(Collected data)

-------

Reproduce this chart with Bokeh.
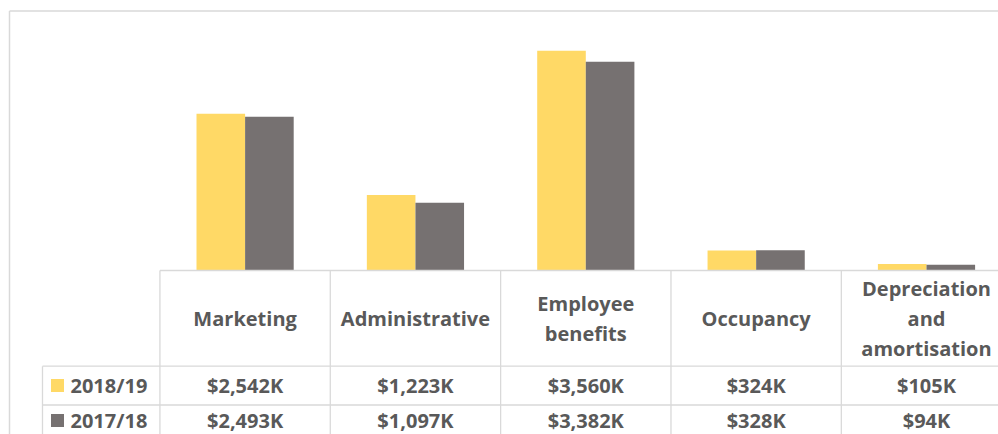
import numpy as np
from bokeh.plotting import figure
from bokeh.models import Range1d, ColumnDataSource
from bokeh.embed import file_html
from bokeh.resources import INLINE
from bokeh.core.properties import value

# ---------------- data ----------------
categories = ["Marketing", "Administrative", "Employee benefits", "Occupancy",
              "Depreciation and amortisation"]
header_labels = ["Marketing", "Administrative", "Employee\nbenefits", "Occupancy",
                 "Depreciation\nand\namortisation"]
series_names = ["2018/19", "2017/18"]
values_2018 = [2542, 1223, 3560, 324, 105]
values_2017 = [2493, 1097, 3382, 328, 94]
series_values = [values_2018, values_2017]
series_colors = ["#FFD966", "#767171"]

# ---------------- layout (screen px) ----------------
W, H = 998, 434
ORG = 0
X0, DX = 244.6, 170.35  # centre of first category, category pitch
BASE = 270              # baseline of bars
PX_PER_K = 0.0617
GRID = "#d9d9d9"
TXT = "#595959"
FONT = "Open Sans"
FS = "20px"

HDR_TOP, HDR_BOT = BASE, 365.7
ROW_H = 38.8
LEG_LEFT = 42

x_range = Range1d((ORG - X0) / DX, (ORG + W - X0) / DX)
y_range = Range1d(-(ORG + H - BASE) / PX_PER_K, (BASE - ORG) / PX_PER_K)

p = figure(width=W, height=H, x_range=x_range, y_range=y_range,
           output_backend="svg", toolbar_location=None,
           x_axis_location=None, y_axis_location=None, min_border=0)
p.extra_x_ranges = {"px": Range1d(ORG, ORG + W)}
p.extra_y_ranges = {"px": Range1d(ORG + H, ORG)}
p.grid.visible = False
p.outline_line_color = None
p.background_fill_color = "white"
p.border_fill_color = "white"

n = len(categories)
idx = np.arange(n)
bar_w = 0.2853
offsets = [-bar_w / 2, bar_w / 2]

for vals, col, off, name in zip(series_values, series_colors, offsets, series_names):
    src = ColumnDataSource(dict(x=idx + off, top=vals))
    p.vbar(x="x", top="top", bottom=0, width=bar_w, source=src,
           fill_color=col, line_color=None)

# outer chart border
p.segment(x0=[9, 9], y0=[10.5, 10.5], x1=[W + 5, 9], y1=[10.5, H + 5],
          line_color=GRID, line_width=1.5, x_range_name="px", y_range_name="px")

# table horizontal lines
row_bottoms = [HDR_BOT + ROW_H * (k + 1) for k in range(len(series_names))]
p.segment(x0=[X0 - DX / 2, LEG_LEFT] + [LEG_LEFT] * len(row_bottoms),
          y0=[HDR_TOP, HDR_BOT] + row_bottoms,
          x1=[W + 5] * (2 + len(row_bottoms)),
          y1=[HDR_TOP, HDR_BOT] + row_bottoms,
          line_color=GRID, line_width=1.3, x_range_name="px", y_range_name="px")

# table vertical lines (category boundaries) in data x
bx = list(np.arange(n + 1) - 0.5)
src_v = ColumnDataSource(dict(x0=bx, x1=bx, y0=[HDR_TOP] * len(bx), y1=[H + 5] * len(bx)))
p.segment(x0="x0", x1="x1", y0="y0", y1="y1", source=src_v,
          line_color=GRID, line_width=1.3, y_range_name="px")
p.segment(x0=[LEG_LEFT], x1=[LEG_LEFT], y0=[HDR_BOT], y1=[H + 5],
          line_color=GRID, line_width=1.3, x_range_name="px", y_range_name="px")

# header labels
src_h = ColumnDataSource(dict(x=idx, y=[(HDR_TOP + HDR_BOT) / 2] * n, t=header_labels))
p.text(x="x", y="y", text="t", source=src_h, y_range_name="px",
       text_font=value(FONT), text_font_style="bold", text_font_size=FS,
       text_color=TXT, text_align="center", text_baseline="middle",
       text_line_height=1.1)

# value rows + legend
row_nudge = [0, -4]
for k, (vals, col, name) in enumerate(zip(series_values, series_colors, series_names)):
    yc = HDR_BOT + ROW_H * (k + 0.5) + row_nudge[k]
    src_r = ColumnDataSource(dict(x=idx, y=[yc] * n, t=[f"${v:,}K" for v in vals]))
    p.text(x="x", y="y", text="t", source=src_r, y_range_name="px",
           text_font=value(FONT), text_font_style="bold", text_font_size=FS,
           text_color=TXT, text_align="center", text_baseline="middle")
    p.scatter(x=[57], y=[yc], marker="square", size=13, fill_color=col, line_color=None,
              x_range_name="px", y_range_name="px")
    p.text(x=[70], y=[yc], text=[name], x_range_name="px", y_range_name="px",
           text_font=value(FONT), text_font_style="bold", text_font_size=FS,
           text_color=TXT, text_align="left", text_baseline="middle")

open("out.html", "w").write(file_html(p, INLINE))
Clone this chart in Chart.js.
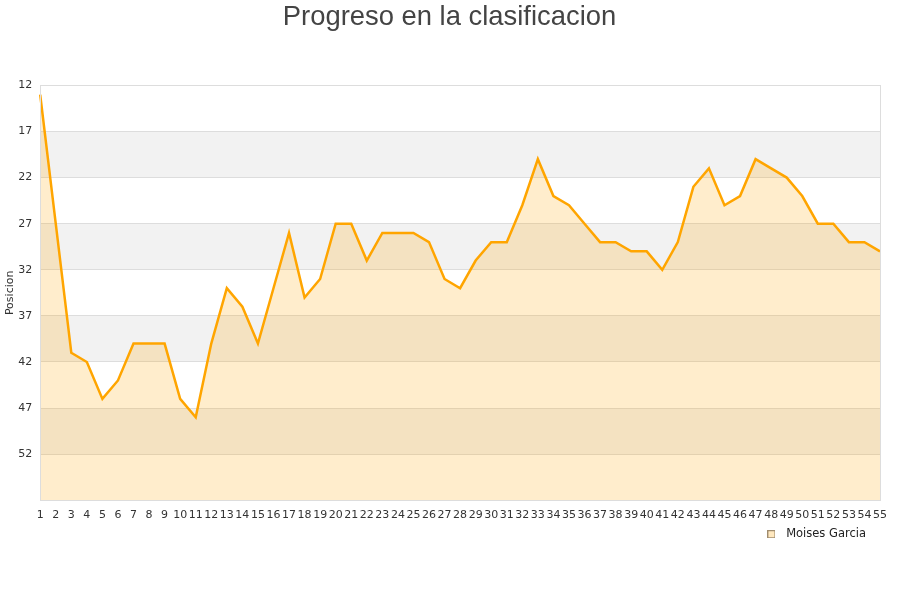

-------

● **Requirements**
Except for the pictures, give all the material above again verbatim.

● **Answer to the problem**
Reproduce this chart with Bokeh.
import numpy as np
from bokeh.plotting import figure
from bokeh.models import Range1d, ColumnDataSource
from bokeh.embed import file_html
from bokeh.resources import INLINE
from bokeh.core.properties import value

# ---------------- data ----------------
categories = ["Marketing", "Administrative", "Employee benefits", "Occupancy",
              "Depreciation and amortisation"]
header_labels = ["Marketing", "Administrative", "Employee\nbenefits", "Occupancy",
                 "Depreciation\nand\namortisation"]
series_names = ["2018/19", "2017/18"]
values_2018 = [2542, 1223, 3560, 324, 105]
values_2017 = [2493, 1097, 3382, 328, 94]
series_values = [values_2018, values_2017]
series_colors = ["#FFD966", "#767171"]

# ---------------- layout (screen px) ----------------
W, H = 998, 434
ORG = 0
X0, DX = 244.6, 170.35  # centre of first category, category pitch
BASE = 270              # baseline of bars
PX_PER_K = 0.0617
GRID = "#d9d9d9"
TXT = "#595959"
FONT = "Open Sans"
FS = "20px"

HDR_TOP, HDR_BOT = BASE, 365.7
ROW_H = 38.8
LEG_LEFT = 42

x_range = Range1d((ORG - X0) / DX, (ORG + W - X0) / DX)
y_range = Range1d(-(ORG + H - BASE) / PX_PER_K, (BASE - ORG) / PX_PER_K)

p = figure(width=W, height=H, x_range=x_range, y_range=y_range,
           output_backend="svg", toolbar_location=None,
           x_axis_location=None, y_axis_location=None, min_border=0)
p.extra_x_ranges = {"px": Range1d(ORG, ORG + W)}
p.extra_y_ranges = {"px": Range1d(ORG + H, ORG)}
p.grid.visible = False
p.outline_line_color = None
p.background_fill_color = "white"
p.border_fill_color = "white"

n = len(categories)
idx = np.arange(n)
bar_w = 0.2853
offsets = [-bar_w / 2, bar_w / 2]

for vals, col, off, name in zip(series_values, series_colors, offsets, series_names):
    src = ColumnDataSource(dict(x=idx + off, top=vals))
    p.vbar(x="x", top="top", bottom=0, width=bar_w, source=src,
           fill_color=col, line_color=None)

# outer chart border
p.segment(x0=[9, 9], y0=[10.5, 10.5], x1=[W + 5, 9], y1=[10.5, H + 5],
          line_color=GRID, line_width=1.5, x_range_name="px", y_range_name="px")

# table horizontal lines
row_bottoms = [HDR_BOT + ROW_H * (k + 1) for k in range(len(series_names))]
p.segment(x0=[X0 - DX / 2, LEG_LEFT] + [LEG_LEFT] * len(row_bottoms),
          y0=[HDR_TOP, HDR_BOT] + row_bottoms,
          x1=[W + 5] * (2 + len(row_bottoms)),
          y1=[HDR_TOP, HDR_BOT] + row_bottoms,
          line_color=GRID, line_width=1.3, x_range_name="px", y_range_name="px")

# table vertical lines (category boundaries) in data x
bx = list(np.arange(n + 1) - 0.5)
src_v = ColumnDataSource(dict(x0=bx, x1=bx, y0=[HDR_TOP] * len(bx), y1=[H + 5] * len(bx)))
p.segment(x0="x0", x1="x1", y0="y0", y1="y1", source=src_v,
          line_color=GRID, line_width=1.3, y_range_name="px")
p.segment(x0=[LEG_LEFT], x1=[LEG_LEFT], y0=[HDR_BOT], y1=[H + 5],
          line_color=GRID, line_width=1.3, x_range_name="px", y_range_name="px")

# header labels
src_h = ColumnDataSource(dict(x=idx, y=[(HDR_TOP + HDR_BOT) / 2] * n, t=header_labels))
p.text(x="x", y="y", text="t", source=src_h, y_range_name="px",
       text_font=value(FONT), text_font_style="bold", text_font_size=FS,
       text_color=TXT, text_align="center", text_baseline="middle",
       text_line_height=1.1)

# value rows + legend
row_nudge = [0, -4]
for k, (vals, col, name) in enumerate(zip(series_values, series_colors, series_names)):
    yc = HDR_BOT + ROW_H * (k + 0.5) + row_nudge[k]
    src_r = ColumnDataSource(dict(x=idx, y=[yc] * n, t=[f"${v:,}K" for v in vals]))
    p.text(x="x", y="y", text="t", source=src_r, y_range_name="px",
           text_font=value(FONT), text_font_style="bold", text_font_size=FS,
           text_color=TXT, text_align="center", text_baseline="middle")
    p.scatter(x=[57], y=[yc], marker="square", size=13, fill_color=col, line_color=None,
              x_range_name="px", y_range_name="px")
    p.text(x=[70], y=[yc], text=[name], x_range_name="px", y_range_name="px",
           text_font=value(FONT), text_font_style="bold", text_font_size=FS,
           text_color=TXT, text_align="left", text_baseline="middle")

open("out.html", "w").write(file_html(p, INLINE))
Clone this chart in Chart.js.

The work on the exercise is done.